The rest of the book treads the line between comedy and pathos, while the title story is probably the most serious thing I've ever seen come from Ishiguro's pen. The only character that speaks in it is the robot, yet he manages to build a friendship between it and the mysterious girl entirely through body language and the robot's own wry sense of humor. The twist at the end should have been cheesy, yet it works because the build-up to it is so understated that you don't realize the twist is happening. It's also the only twist not played for comedy; while others like "Countdown" use theirs as a dark punchline, here it's quietly sad yet hopeful. It's certainly given me hope. After half a month of mostly mediocre short stories, this was the most pleasant surprise I've had yet.
Ishiguro's art is much like his humor: understated, yet more clever than it lets on. He doesn't lean as hard on physical comedy as a lot of other mangaka do, instead letting the characters' faces and timing carry the burden of the actual jokes. Still, this collection has a lot more than humor going for it visually. He gets to show off a little here with some nicely drawn backgrounds and even a few action set pieces.

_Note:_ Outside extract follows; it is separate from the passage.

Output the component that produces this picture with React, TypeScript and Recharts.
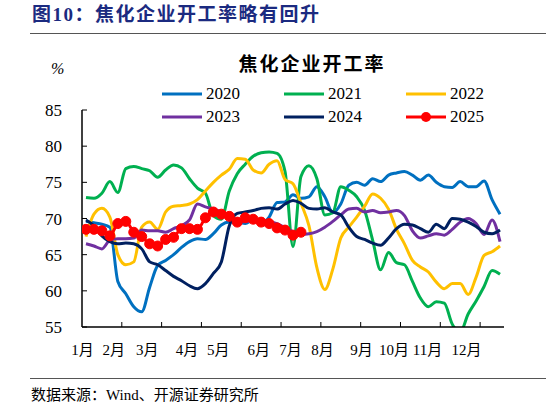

The visual highlight is easily the title story between its spartan backgrounds and the girl's beautifully subtle movements.
I will never understand why more people aren't reading Ishiguro's works. Present For Me proves that he's always been an eminently talented mangaka. It's funny, heartwarming, and there's nary a dud to be found within its pages. It may be digital-only, but it should be in everyone's manga library.
This book is published digitally via Bookwalker. It is currently in print.